As organizations adopt multi-cloud or hybrid cloud strategies, analysis tools and solutions will evolve to include the complex considerations involved in these implementations. FinOps will involve managing costs and optimizing resource allocation across these diverse cloud environments.
Cloud providers themselves will also play a part in more effective FinOps by integrating FinOps principles directly into their platforms, enhancing their native cost management tools and offerings. These solutions will enable greater visibility into cloud spending and help to streamline cost management processes.
The progress of AI technologies will also enhance FinOps implementations with algorithms that can be used to analyze cost and usage data, identify cost-saving opportunities, and provide accurate usage forecasts. These tools will also get better at recommending resource allocation efforts.
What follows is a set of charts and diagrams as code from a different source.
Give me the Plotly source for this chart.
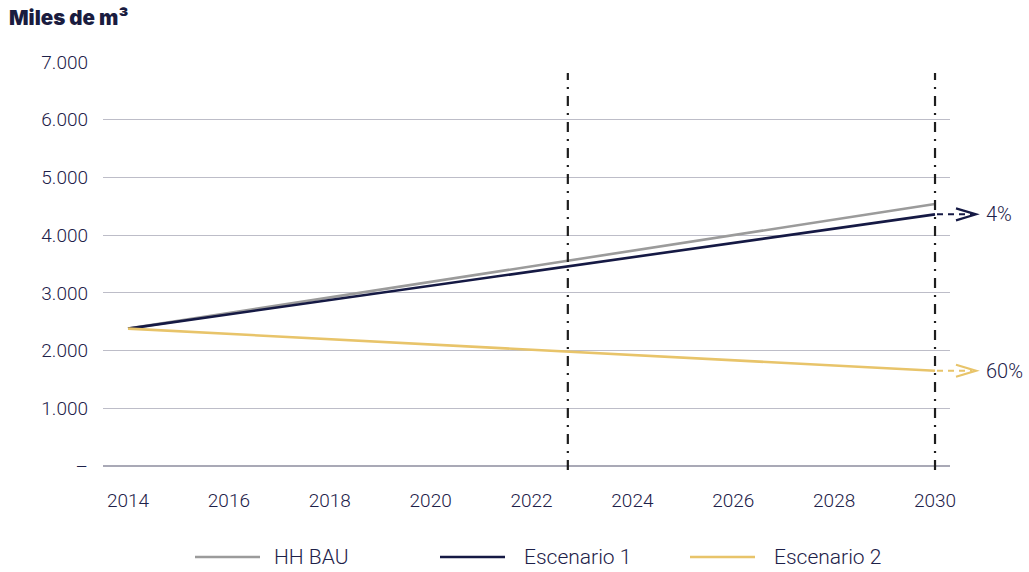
import plotly.graph_objects as go

# Series (thousand m3)
years = [2014, 2030]
hh_bau = [2380, 4540]
escenario_1 = [2380, 4360]
escenario_2 = [2380, 1650]

series_names = ["HH BAU", "Escenario 1", "Escenario 2"]
series_colors = ["#9b9b9b", "#151944", "#e8c46a"]

# Reference years marked with vertical dash-dot lines
ref_years = [2022.72, 2030]

# Reduction labels at the end of the scenarios
reduction_labels = ["4%", "60%"]

y_ticks = [0, 1000, 2000, 3000, 4000, 5000, 6000, 7000]
y_tick_text = ["–", "1.000", "2.000", "3.000", "4.000", "5.000", "6.000", "7.000"]
x_ticks = list(range(2014, 2031, 2))

TEXT = "#1d2149"
FONT = "Roboto"
WEIGHT = 300

W, H = 1029, 572
ML, MR, MT, MB = 103, 79, 62, 106
PW = W - ML - MR
PH = H - MT - MB
X0, X1 = 2013.504, 2030.297


def xpaper(px):
    return (px - ML) / PW


def ypaper(py):
    return (H - MB - py) / PH


fig = go.Figure()
for name, vals, col in zip(series_names, [hh_bau, escenario_1, escenario_2], series_colors):
    fig.add_trace(go.Scatter(x=years, y=vals, mode="lines", name=name,
                             line=dict(color=col, width=2.6), showlegend=False))

shapes = []
for yr in ref_years:
    shapes.append(dict(type="line", xref="x", yref="paper", x0=yr, x1=yr,
                       y0=ypaper(470), y1=ypaper(73),
                       line=dict(color="#1e1e1e", width=2.2, dash="10px,7px,2px,7px")))

annotations = []
# Arrows pointing from the scenario end values to the reduction labels
pix_per_unit = PH / 7000.0
for vals, col, lab in [(escenario_1, series_colors[1], reduction_labels[0]),
                       (escenario_2, series_colors[2], reduction_labels[1])]:
    yv = vals[-1]
    half = 6 / pix_per_unit
    shapes.append(dict(type="line", xref="paper", yref="y",
                       x0=xpaper(937), x1=xpaper(972), y0=yv, y1=yv,
                       line=dict(color=col, width=2, dash="6px,5px")))
    shapes.append(dict(type="path", xref="paper", yref="y",
                       path=f"M {xpaper(956)},{yv + half} L {xpaper(976)},{yv} L {xpaper(956)},{yv - half}",
                       line=dict(color=col, width=2.2)))
    annotations.append(dict(xref="paper", yref="y", x=xpaper(984), y=yv, text=lab,
                            showarrow=False, xanchor="left", yanchor="middle",
                            font=dict(family=FONT, size=20, weight=WEIGHT, color=TEXT)))

# Legend drawn below the plot
legend_y = ypaper(557)
legend_pos = [(195, 260, 272), (440, 505, 522), (690, 755, 772)]
for (lx0, lx1, tx), name, col in zip(legend_pos, series_names, series_colors):
    shapes.append(dict(type="line", xref="paper", yref="paper",
                       x0=xpaper(lx0), x1=xpaper(lx1), y0=legend_y, y1=legend_y,
                       line=dict(color=col, width=2.6)))
    annotations.append(dict(xref="paper", yref="paper", x=xpaper(tx), y=legend_y, text=name,
                            showarrow=False, xanchor="left", yanchor="middle",
                            font=dict(family=FONT, size=21, weight=WEIGHT, color=TEXT)))

# Unit title
annotations.append(dict(xref="paper", yref="paper", x=xpaper(7), y=ypaper(18), text="Miles de m³",
                        showarrow=False, xanchor="left", yanchor="middle",
                        font=dict(family="Inter", size=20.5, weight=900, color="#1a1c3f")))

tick_font = dict(family=FONT, size=19, weight=WEIGHT, color=TEXT)

fig.update_layout(
    width=W, height=H,
    margin=dict(l=ML, r=MR, t=MT, b=MB),
    paper_bgcolor="white", plot_bgcolor="white",
    font=dict(family=FONT, size=19, color=TEXT),
    shapes=shapes, annotations=annotations,
    xaxis=dict(range=[X0, X1], tickmode="array", tickvals=x_ticks,
               ticktext=[str(v) for v in x_ticks], showgrid=False, zeroline=False,
               showline=False, ticks="", ticklabelstandoff=21, tickfont=tick_font),
    yaxis=dict(range=[0, 7000], tickmode="array", tickvals=y_ticks, ticktext=y_tick_text,
               showgrid=True, gridcolor="#bdbdc8", gridwidth=1, zeroline=True,
               zerolinecolor="#a9a9b6", zerolinewidth=1.5, showline=False, ticks="",
               ticklabelstandoff=14, tickfont=tick_font),
)

fig.write_html("out.html")
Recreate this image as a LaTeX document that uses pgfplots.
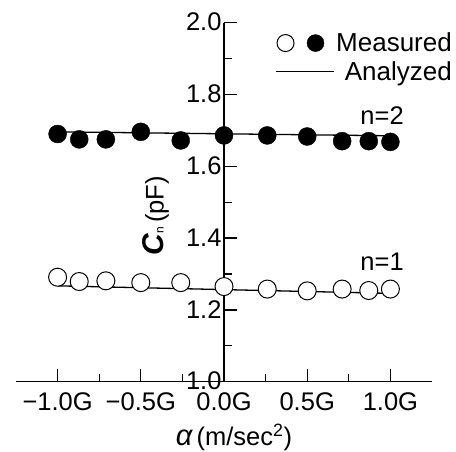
\documentclass[border=0pt]{standalone}
\usepackage{fontspec}
\setmainfont{Liberation Sans}
\usepackage{pgfplots}
\pgfplotsset{compat=1.18}
\begin{document}
\begin{tikzpicture}
\begin{axis}[name=ax,
  scale only axis, width=416pt, height=359pt,
  xmin=-1.25, xmax=1.25, ymin=1, ymax=2,
  axis x line=bottom, axis y line=middle,
  hide obscured x ticks=false, hide obscured y ticks=false,
  axis line style={-, line width=1.3pt},
  clip=false,
  xtick={-1,-0.5,0,0.5,1},
  xticklabels={−1.0G,−0.5G,0.0G,0.5G,1.0G},
  minor xtick={-0.75,-0.25,0.25,0.75},
  ytick={1.0,1.2,1.4,1.6,1.8,2.0},
  yticklabels={1.0,1.2,1.4,1.6,1.8,2.0},
  minor ytick={1.1,1.3,1.5,1.7,1.9},
  tick align=inside,
  major tick length=13pt, minor tick length=8pt,
  every tick/.style={black, line width=1.3pt},
  every tick label/.append style={font=\fontsize{25.5}{30}\selectfont},
  xticklabel style={yshift=-7.5pt},
  yticklabel style={xshift=1pt, yshift=0.5pt},
  legend style={draw=none, fill=none, font=\fontsize{26}{30}\selectfont,
    at={(rel axis cs:1,1)}, anchor=north east, xshift=22pt, yshift=-6pt,
    legend cell align=right, row sep=4pt, inner xsep=0pt,
    /tikz/column 1/.style={column sep=0pt}},
]
\addlegendimage{legend image code/.code={
  \path[draw=none, fill=none] (0,-9pt) rectangle (58pt,9pt);
  \draw[black, line width=1pt, fill=white] (10pt,0) circle (8.5pt);
  \fill[black] (40pt,0) circle (8.5pt);}}
\addlegendentry{Measured}
\addlegendimage{legend image code/.code={
  \path[draw=none, fill=none] (0,-9pt) rectangle (58pt,9pt);
  \draw[black, line width=1.3pt] (0pt,0) -- (58pt,0);}}
\addlegendentry{Analyzed}
% analyzed lines
\addplot[black, line width=1.3pt, forget plot] coordinates {(-1,1.696) (1,1.685)};
\addplot[black, line width=1.3pt, forget plot] coordinates {(-1,1.267) (1,1.246)};
% n=2 measured (filled)
\addplot[only marks, mark=*, mark size=9pt, mark options={fill=black, draw=black}, forget plot]
coordinates {(-1,1.690) (-0.87,1.675) (-0.71,1.675) (-0.5,1.696) (-0.26,1.672) (0,1.686) (0.26,1.686) (0.5,1.683) (0.71,1.670) (0.87,1.670) (1,1.668)};
% n=1 measured (open)
\addplot[only marks, mark=*, mark size=9pt, mark options={fill=white, draw=black, line width=1pt}, forget plot]
coordinates {(-1,1.291) (-0.87,1.279) (-0.71,1.281) (-0.5,1.276) (-0.26,1.276) (0,1.265) (0.26,1.258) (0.5,1.253) (0.71,1.258) (0.87,1.254) (1,1.258)};
\node[font=\fontsize{25.5}{30}\selectfont] at (axis cs:0.95,1.74) {n=2};
\node[font=\fontsize{25.5}{30}\selectfont] at (axis cs:0.95,1.335) {n=1};
\node[rotate=90, font=\fontsize{25.5}{30}\selectfont] at (axis cs:-0.41,1.462) {{\fontsize{30}{30}\selectfont\bfseries\itshape C}{\fontsize{12}{12}\selectfont n}\,(pF)};
\node[font=\fontsize{25.5}{30}\selectfont] at (axis cs:0.06,0.846) {{\fontsize{29}{30}\selectfont\itshape α}\,(m/sec\textsuperscript{2})};
\end{axis}
\pgfresetboundingbox
\path ([xshift=-16pt,yshift=-69.3pt]ax.south west) rectangle ([xshift=24pt,yshift=22.7pt]ax.north east);
\end{tikzpicture}
\end{document}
Automation will play a vital role as cloud environments become more complex. Organizations will continue to be able to efficiently manage costs and optimize resource allocation with greater automation platforms. These tools will evolve to provide more intelligent and predictive capabilities, helping organizations achieve greater efficiency and cost optimization.
Additionally, FinOps practices will increasingly focus on sustainability and environmental impact by incorporating considerations related to energy consumption, carbon footprint, and green initiatives. Organizations will seek to optimize cloud resource usage not only from a cost perspective but also with a focus on minimizing environmental impact.
As FinOps gains wider adoption, industry standards and certifications related to cost management in the cloud will emerge. They will provide guidelines and best practices for organizations to follow, ensuring consistency, transparency, and accountability in their FinOps implementations.
Overall, FinOps is poised to evolve with other technologies and considerations in yielding to companies the most accurate and effective ways of reducing waste in cloud usage and spending. As a result, organizations can expect to achieve greater cost optimization, resource efficiency, and financial outcomes in their cloud operations.